Ich schließe mich hier denen an, die meinen, dass man nicht pauschalisieren kann, ob Kinder mit schwierigerem finanziellen Hintergrund tatsächlich ehrgeiziger sind. Tatsächlich habe ich natürlich auch schon mitbekommen, dass diese Kinder sich mehr ins Zeug legen müssen, um etwas zu erreichen. Dass das aber dann auch die Mehrheit tut, ist meiner Beobachtung nach nicht so.

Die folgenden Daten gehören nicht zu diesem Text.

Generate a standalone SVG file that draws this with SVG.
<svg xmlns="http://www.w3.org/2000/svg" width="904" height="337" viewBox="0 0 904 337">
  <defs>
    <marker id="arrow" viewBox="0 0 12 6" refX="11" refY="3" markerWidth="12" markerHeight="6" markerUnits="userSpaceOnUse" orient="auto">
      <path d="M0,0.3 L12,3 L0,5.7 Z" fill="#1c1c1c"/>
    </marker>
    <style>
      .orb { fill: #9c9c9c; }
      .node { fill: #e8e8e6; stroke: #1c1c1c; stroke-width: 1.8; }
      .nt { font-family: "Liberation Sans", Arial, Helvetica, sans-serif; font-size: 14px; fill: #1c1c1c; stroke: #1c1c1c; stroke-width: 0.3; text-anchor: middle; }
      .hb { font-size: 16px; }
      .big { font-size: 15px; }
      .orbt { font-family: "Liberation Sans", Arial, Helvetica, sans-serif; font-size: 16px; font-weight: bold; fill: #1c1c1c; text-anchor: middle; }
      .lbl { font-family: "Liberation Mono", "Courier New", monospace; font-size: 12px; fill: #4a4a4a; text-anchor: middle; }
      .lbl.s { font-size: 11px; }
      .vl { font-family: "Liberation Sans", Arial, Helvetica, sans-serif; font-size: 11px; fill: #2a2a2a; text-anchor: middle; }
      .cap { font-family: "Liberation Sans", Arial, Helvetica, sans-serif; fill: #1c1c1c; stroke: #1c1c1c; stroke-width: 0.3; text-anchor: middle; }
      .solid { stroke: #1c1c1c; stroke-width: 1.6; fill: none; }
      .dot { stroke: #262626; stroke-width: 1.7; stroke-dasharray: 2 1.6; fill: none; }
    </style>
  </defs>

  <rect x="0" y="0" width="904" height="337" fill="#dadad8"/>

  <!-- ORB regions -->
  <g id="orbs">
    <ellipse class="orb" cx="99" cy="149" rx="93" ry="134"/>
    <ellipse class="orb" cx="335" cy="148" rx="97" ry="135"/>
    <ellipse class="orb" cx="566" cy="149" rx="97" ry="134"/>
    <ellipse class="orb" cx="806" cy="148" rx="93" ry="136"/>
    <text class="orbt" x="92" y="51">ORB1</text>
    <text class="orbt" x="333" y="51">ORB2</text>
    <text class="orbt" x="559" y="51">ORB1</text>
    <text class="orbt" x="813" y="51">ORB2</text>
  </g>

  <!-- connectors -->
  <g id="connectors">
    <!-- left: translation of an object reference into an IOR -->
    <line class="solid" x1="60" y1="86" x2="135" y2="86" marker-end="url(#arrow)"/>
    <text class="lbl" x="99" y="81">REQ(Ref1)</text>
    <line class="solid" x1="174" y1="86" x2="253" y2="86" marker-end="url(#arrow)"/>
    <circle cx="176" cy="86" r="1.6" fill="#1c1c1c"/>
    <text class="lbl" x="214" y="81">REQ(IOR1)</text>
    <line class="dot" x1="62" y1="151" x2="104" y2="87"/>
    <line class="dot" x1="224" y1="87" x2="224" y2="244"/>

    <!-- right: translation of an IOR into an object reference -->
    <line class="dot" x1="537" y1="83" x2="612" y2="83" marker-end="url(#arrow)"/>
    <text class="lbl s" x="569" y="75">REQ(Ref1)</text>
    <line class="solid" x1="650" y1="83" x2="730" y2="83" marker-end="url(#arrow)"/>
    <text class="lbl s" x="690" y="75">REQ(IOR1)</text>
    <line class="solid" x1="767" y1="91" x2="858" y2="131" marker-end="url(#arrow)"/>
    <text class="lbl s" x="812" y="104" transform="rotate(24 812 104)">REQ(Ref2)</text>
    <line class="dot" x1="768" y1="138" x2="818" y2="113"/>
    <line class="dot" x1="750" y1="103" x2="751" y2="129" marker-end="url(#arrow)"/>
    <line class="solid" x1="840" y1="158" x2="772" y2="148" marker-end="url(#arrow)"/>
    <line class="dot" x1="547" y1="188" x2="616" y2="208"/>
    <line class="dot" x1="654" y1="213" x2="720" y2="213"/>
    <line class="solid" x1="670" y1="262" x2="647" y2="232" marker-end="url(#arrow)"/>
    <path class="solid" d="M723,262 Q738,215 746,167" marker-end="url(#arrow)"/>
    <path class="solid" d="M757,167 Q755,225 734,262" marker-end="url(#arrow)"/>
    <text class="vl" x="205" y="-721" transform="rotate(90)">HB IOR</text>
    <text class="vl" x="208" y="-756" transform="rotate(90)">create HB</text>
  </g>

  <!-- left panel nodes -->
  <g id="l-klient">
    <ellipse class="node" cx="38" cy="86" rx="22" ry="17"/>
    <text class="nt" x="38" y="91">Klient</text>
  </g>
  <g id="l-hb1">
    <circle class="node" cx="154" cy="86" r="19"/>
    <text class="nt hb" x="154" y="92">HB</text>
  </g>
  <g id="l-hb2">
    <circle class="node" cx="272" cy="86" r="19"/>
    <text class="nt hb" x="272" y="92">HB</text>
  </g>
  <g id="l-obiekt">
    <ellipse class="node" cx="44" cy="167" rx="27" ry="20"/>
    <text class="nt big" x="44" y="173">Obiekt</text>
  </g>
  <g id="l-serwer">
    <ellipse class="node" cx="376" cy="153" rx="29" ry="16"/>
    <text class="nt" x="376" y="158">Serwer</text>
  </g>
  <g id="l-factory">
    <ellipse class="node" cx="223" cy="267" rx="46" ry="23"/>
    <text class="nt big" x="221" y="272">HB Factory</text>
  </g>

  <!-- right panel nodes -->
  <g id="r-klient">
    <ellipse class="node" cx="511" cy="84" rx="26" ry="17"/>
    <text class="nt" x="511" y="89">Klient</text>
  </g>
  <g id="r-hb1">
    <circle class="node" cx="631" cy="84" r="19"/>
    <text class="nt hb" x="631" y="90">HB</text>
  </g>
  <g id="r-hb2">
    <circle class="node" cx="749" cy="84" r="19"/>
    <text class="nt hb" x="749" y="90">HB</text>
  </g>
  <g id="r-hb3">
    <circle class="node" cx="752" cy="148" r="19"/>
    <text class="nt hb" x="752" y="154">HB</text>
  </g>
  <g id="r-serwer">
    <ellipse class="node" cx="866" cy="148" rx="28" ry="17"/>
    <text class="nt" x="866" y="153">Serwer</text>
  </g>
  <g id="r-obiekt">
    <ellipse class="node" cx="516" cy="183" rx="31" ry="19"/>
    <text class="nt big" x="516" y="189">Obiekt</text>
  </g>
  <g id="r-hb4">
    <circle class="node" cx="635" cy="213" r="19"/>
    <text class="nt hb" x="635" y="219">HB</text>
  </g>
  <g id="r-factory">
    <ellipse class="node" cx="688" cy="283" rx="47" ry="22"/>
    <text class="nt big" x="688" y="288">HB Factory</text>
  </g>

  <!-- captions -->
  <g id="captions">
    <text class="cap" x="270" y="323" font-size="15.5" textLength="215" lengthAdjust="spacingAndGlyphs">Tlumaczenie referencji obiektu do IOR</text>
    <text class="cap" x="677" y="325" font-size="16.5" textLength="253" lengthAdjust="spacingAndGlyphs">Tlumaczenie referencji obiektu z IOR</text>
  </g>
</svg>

Ich sehe das ja an meinem Pflegekind, dessen leibliche Eltern nur Hauptschulabschluss haben und sofort das Kind runterzogen, wenn es mal etwas nicht sofort begriffen hatte, da sie dem Kind dann immer wieder einbleuten, dass auch für sie der Hauptschulabschluss reiche. Ich will den Hauptschulabschluss sicher nicht schlechter machen als er ist. Aber es zeigt doch auch, dass etliche Kinder von klein auf gar nicht angehalten werden, ehrgeizig zu sein beziehungsweise gar kein erstrebenswertes Ziel vermittelt bekommen haben. Und diese Kinder tun sich sicher auch schwerer einen gewissen Ehrgeiz zu entwickeln und den auch den Eltern gegenüber durchzusetzen.
Ich finde nicht, dass man das pauschalisieren kann. Ich denke, dass das unter anderem nicht nur von den Vorbildern und vom Charakter abhängig ist, sondern auch vom Alter der Kinder. Du sprichst von einer Altersgruppe von 12-18 Jahren. Da kann ehrlich gesagt sehr viel passieren. Dann kommt es noch darauf an, wie die Schüler in der Schule den Unterricht erleben, ob sie ausreichend gefordert werden und ob ihnen Lernen überhaupt Spaß macht.
In dieser Altersgruppe kommt dann noch erschwerend hinzu, dass man in der Pubertät ist und sich unweigerlich mehr für das andere Geschlecht interessiert und nicht unbedingt für die "langweilige" Schule. Daher finde ich nicht, dass die drei Schüler repräsentativ für die jeweilige Schicht sind.